Distante mais de 100 km de Antofagasta, a cidade mais próxima, este centro científico quase não foi exposto à poluição luminosa.

No entanto, a mega-obra avaliada em US$ 10 bilhões (R$ 57,5 bilhões) - a cargo da companhia chilena AES Andes - preocupa o mundo científico chileno.

A futura usina de hidrogênio e amoníaco verde, que será erguida em uma área de 3.000 hectares, poderia fechar a "janela que temos para o universo" a partir do Chile, enfatiza de Gregorio.

Em recente carta pública, um grupo de 40 astrônomos, cientistas de outras áreas e inclusive poetas expressaram a mesma preocupação.

No entanto, a AES, em uma curta mensagem à imprensa, assegura que seu projeto incorpora "os mais altos padrões em questão luminosa" e que o mesmo segue a diretriz sobre o tema expedida pelo governo em outubro e que busca resguardar os principais pontos de observação.

Atualmente em avaliação ambiental, a usina funcionaria com energia eólica e fotovoltaica, segundo a empresa. Conforme a norma vigente, o processo para obter a licença operacional levaria de dois a três anos.

- Um instrumento colossal -

Paranal e AES divergem a respeito da localização do projeto.
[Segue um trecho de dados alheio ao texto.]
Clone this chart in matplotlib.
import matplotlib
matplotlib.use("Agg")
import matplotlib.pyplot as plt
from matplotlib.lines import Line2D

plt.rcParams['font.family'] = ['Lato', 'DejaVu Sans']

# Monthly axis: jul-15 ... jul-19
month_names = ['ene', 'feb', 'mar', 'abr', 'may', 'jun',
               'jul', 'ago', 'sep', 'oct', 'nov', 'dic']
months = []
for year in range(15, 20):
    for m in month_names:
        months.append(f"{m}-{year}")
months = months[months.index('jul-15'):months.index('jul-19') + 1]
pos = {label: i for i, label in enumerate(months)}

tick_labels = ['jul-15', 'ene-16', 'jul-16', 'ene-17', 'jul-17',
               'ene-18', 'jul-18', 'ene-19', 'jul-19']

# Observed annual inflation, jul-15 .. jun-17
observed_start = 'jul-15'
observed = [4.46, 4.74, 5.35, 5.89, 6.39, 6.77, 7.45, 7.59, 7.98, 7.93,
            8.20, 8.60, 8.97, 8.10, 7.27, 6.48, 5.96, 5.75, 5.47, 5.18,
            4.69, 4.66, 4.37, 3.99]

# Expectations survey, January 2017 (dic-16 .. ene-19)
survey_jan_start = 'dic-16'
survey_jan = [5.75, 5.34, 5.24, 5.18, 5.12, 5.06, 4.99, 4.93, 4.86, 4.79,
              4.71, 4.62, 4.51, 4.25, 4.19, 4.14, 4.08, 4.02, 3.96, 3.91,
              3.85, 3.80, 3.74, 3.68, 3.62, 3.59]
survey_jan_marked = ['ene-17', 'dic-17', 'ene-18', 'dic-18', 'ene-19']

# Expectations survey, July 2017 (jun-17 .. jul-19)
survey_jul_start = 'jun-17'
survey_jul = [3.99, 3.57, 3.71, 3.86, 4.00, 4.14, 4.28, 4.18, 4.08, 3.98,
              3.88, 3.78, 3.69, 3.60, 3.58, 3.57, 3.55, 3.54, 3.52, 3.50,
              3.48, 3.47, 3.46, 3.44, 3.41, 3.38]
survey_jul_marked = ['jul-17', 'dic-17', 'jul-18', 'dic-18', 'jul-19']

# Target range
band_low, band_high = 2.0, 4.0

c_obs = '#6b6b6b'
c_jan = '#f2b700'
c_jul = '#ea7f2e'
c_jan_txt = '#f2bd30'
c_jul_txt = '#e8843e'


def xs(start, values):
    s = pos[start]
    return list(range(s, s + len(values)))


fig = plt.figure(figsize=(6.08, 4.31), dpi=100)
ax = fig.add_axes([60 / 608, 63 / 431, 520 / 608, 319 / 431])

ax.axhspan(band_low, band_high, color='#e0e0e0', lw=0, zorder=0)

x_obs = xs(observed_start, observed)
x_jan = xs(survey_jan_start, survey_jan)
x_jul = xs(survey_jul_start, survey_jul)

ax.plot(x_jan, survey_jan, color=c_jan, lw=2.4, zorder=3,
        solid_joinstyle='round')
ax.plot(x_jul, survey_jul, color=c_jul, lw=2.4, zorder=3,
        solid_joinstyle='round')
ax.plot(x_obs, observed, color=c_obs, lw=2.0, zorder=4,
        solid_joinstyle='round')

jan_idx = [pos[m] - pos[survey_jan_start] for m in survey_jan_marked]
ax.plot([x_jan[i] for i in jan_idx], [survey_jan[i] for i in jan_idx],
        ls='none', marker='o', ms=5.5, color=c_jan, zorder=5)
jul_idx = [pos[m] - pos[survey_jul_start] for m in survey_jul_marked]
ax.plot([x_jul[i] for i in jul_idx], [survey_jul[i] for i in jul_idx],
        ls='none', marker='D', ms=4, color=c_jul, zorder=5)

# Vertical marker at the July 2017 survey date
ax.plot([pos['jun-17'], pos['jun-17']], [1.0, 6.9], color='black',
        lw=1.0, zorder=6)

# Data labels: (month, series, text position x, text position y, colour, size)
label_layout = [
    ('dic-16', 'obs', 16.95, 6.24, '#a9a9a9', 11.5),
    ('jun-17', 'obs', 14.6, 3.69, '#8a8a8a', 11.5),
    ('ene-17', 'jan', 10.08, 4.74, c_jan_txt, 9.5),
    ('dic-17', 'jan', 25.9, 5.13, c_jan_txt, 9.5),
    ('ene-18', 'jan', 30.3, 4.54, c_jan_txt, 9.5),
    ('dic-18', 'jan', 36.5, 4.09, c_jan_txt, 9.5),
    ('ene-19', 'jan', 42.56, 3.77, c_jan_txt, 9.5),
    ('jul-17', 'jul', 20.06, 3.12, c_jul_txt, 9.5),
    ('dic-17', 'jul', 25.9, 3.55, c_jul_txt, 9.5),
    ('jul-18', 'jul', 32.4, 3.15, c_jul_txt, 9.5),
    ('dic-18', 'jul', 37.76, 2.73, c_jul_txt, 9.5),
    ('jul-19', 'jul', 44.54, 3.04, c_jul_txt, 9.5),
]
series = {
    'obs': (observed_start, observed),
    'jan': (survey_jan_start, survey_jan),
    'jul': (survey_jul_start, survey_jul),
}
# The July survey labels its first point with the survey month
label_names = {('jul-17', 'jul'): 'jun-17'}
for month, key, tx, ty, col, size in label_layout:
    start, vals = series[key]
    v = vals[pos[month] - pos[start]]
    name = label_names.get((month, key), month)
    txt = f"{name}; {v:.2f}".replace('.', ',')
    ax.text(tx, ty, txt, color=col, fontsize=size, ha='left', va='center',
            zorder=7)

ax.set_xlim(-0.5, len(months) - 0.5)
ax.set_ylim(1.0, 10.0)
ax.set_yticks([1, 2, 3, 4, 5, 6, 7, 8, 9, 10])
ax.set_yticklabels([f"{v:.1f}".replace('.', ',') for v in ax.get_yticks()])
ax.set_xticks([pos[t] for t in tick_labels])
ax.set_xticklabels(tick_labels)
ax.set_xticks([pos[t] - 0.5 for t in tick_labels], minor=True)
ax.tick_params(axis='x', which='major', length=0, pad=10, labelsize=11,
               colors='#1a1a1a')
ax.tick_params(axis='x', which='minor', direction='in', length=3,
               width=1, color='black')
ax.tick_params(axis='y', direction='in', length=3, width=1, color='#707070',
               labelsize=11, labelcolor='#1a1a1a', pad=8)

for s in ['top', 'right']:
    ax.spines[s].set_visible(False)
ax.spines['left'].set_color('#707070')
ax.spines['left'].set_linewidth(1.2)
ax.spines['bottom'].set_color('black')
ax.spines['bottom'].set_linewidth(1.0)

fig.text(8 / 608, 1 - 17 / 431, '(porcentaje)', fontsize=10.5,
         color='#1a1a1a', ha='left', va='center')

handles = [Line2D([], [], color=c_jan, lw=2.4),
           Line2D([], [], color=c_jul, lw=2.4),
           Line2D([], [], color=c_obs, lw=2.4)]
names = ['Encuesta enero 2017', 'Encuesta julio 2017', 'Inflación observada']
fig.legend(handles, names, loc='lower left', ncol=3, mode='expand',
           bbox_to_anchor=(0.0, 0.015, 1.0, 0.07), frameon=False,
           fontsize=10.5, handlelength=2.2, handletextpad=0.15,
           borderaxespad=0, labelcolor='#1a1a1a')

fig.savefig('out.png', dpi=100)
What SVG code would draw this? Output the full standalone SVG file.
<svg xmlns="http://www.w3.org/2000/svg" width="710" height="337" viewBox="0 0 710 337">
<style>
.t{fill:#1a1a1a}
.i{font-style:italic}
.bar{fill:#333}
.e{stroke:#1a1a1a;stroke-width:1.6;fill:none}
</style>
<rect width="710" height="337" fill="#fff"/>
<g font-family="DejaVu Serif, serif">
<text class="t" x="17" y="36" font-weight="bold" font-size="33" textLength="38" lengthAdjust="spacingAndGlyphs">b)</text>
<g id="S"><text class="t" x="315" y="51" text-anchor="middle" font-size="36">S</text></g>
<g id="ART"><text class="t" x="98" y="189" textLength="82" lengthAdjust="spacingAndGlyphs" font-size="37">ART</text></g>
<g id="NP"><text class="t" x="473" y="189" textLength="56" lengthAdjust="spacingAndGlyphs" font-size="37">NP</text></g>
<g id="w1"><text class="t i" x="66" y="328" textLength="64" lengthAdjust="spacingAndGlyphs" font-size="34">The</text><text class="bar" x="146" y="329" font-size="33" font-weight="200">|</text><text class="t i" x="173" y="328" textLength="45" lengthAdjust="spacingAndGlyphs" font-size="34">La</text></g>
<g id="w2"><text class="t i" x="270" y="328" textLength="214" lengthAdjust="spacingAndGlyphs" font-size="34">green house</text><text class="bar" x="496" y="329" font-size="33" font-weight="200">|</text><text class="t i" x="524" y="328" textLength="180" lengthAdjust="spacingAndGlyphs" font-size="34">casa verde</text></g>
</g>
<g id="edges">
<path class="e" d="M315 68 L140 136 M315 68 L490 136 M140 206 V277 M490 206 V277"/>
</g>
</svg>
Para o primeiro, ficará a apenas 11 km do observatório, enquanto a companhia de energia o situa entre 20 km e 30 km.

Sem se opor à sua construção, os cientistas propõem a criação de uma zona de "exclusão luminosa", que significaria que a obra fosse construída a uma distância maior do observatório.

Paranal, com seus potentes dispositivos, é um ponto privilegiado para a observação astronômica, pois está situado no Atacama, o deserto mais árido do mundo, onde a umidade é baixa e, portanto, a nebulosidade é escassa. Do lado de fora, o vento sopra com força, mas apenas resfria o entorno desértico.
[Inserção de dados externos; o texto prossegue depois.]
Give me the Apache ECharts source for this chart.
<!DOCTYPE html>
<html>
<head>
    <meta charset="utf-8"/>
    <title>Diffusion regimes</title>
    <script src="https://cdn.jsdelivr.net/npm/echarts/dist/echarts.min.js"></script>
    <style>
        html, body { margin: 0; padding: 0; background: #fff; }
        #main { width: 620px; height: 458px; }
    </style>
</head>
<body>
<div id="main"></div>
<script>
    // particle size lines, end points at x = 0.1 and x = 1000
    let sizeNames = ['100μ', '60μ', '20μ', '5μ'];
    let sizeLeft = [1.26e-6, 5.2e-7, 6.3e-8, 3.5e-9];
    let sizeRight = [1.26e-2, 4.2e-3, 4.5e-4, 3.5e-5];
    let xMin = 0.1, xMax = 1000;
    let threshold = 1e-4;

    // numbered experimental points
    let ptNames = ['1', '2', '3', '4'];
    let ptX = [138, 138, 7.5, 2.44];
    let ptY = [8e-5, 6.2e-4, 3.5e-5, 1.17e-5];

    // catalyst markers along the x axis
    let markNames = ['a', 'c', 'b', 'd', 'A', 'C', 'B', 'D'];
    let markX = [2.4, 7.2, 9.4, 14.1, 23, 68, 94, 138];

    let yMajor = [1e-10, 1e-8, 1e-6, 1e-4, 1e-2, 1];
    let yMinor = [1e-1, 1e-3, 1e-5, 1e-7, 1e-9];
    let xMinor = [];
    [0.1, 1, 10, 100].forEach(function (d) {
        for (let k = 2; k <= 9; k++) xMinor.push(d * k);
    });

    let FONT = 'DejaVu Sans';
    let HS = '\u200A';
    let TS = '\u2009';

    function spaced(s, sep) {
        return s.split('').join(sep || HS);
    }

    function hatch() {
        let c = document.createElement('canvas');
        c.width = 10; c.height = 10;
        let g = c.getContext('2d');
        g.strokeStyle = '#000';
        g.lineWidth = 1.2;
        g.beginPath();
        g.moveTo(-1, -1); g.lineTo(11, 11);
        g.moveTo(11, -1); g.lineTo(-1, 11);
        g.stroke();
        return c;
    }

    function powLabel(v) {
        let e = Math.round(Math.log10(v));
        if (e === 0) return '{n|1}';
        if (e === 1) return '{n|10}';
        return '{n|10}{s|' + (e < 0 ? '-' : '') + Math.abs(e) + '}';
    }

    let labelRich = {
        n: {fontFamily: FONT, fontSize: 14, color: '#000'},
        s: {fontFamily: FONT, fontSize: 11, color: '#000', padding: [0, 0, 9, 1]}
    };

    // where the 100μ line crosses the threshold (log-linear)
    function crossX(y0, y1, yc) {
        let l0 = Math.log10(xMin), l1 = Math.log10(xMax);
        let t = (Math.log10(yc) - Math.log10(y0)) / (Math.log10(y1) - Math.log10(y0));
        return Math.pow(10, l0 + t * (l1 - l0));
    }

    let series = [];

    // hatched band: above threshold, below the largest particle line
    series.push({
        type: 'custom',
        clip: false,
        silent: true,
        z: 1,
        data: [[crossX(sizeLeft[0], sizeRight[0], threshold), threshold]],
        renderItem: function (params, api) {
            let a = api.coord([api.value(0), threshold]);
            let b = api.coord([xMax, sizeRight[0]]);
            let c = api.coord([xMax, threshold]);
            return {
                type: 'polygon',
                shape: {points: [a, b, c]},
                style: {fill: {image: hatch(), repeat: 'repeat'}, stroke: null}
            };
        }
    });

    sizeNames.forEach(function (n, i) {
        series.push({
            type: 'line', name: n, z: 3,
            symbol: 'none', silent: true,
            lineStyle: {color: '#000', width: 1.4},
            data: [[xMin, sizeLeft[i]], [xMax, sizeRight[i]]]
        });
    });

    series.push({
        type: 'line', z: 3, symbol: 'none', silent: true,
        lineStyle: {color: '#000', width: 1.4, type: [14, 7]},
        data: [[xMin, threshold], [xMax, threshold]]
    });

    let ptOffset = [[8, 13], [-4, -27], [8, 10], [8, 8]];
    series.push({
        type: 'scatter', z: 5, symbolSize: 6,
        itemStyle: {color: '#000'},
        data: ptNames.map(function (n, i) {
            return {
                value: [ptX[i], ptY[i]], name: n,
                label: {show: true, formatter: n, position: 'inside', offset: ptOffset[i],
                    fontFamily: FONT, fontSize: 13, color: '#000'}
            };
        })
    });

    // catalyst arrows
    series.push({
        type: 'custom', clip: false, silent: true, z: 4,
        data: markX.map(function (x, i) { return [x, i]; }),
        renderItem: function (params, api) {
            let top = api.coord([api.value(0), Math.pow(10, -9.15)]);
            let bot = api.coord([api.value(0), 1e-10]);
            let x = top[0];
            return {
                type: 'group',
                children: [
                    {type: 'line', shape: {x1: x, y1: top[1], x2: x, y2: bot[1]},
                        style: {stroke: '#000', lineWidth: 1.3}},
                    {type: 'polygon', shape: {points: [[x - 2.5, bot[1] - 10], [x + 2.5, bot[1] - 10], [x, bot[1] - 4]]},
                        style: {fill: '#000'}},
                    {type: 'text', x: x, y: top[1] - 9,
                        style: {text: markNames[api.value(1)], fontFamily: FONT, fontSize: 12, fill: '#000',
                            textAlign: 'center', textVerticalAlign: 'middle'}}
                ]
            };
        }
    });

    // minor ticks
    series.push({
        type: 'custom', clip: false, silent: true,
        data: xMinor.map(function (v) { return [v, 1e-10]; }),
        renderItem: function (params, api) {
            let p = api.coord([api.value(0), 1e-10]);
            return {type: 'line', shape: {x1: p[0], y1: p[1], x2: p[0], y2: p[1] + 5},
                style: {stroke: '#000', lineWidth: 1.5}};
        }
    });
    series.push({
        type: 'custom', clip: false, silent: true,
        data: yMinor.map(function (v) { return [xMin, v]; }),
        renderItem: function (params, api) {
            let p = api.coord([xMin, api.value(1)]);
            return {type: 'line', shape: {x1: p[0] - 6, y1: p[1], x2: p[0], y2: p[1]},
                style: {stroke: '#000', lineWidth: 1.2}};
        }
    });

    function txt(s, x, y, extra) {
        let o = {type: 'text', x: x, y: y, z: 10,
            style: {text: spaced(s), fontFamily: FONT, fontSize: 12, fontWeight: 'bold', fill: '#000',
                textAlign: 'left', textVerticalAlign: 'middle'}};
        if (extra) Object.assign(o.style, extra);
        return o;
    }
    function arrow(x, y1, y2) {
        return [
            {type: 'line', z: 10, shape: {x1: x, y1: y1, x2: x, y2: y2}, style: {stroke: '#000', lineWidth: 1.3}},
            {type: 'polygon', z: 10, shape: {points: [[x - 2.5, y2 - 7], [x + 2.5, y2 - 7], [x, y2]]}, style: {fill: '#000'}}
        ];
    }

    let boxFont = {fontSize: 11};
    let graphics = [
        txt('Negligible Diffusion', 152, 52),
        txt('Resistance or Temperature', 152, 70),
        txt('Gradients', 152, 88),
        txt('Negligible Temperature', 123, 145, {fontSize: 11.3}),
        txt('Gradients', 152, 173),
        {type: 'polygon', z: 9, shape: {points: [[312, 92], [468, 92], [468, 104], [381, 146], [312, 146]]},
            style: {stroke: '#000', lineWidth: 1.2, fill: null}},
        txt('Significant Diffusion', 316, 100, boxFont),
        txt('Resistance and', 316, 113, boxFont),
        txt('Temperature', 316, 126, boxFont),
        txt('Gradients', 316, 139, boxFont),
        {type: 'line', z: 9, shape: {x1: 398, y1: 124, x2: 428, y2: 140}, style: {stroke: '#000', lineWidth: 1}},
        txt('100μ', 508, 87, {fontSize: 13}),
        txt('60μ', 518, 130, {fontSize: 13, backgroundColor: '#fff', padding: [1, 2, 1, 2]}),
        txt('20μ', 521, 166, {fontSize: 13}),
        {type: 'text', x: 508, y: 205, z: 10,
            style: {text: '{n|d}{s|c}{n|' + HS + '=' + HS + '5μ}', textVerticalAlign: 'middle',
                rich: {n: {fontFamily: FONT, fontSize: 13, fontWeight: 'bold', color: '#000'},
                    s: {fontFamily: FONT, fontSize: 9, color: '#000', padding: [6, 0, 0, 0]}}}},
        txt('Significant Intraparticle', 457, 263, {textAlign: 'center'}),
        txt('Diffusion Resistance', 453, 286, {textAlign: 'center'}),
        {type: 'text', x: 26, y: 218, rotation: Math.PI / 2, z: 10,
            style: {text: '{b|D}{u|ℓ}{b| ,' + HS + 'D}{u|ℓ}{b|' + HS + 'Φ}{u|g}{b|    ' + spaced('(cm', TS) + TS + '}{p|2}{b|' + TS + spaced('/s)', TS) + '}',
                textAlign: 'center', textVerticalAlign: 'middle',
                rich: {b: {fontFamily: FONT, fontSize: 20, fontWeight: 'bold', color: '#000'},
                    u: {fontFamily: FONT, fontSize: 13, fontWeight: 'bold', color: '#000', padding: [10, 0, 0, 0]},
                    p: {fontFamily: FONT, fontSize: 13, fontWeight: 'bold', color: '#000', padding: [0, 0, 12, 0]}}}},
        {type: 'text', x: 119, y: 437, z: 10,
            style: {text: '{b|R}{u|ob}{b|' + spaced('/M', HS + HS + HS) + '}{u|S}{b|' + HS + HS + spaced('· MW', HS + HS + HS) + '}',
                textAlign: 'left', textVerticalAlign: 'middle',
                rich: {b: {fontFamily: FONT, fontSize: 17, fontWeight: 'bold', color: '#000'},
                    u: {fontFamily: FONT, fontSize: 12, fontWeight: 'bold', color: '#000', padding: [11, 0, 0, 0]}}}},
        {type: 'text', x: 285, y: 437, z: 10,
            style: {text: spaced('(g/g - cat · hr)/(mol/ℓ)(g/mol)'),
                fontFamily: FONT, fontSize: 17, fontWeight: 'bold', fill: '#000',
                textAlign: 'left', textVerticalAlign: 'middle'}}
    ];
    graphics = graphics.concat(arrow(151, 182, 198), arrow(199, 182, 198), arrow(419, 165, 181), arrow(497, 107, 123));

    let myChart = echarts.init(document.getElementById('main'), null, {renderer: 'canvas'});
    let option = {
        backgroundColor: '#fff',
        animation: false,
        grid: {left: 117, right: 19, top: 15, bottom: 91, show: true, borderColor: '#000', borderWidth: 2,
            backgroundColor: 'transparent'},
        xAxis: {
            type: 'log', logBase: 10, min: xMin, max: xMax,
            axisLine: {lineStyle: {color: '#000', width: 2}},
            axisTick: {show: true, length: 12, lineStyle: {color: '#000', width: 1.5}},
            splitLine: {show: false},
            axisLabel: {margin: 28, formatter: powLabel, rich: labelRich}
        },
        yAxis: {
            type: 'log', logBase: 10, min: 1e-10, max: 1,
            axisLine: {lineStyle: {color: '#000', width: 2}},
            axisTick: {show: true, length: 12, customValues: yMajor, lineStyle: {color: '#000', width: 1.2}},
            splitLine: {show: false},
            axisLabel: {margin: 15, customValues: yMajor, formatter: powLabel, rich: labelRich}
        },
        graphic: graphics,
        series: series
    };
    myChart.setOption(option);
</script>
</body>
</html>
Daqui "pesquisamos praticamente qualquer fenômeno no espaço", como planetas e cometas perto da Terra; buracos negros ou vida fora do Sistema Solar, emociona-se Steffen Mieske, chefe de operações científicas de Paranal.

A 24 km, no monte Armazones, avança a construção do Telescópio Extremadamente Grande (ELT), o maior instrumento óptico do mundo, com 39 metros de diâmetro, que começará a operar em 2028.

Os cientistas também acreditam que o mega-projeto energético poderá interferir em sua operação.

Se chegar a aumentar a contaminação luminosa, poderia atrasar "a resposta que tanto almejamos (...) de se estamos ou não sozinhos no universo", alerta a astrônoma de Gregorio.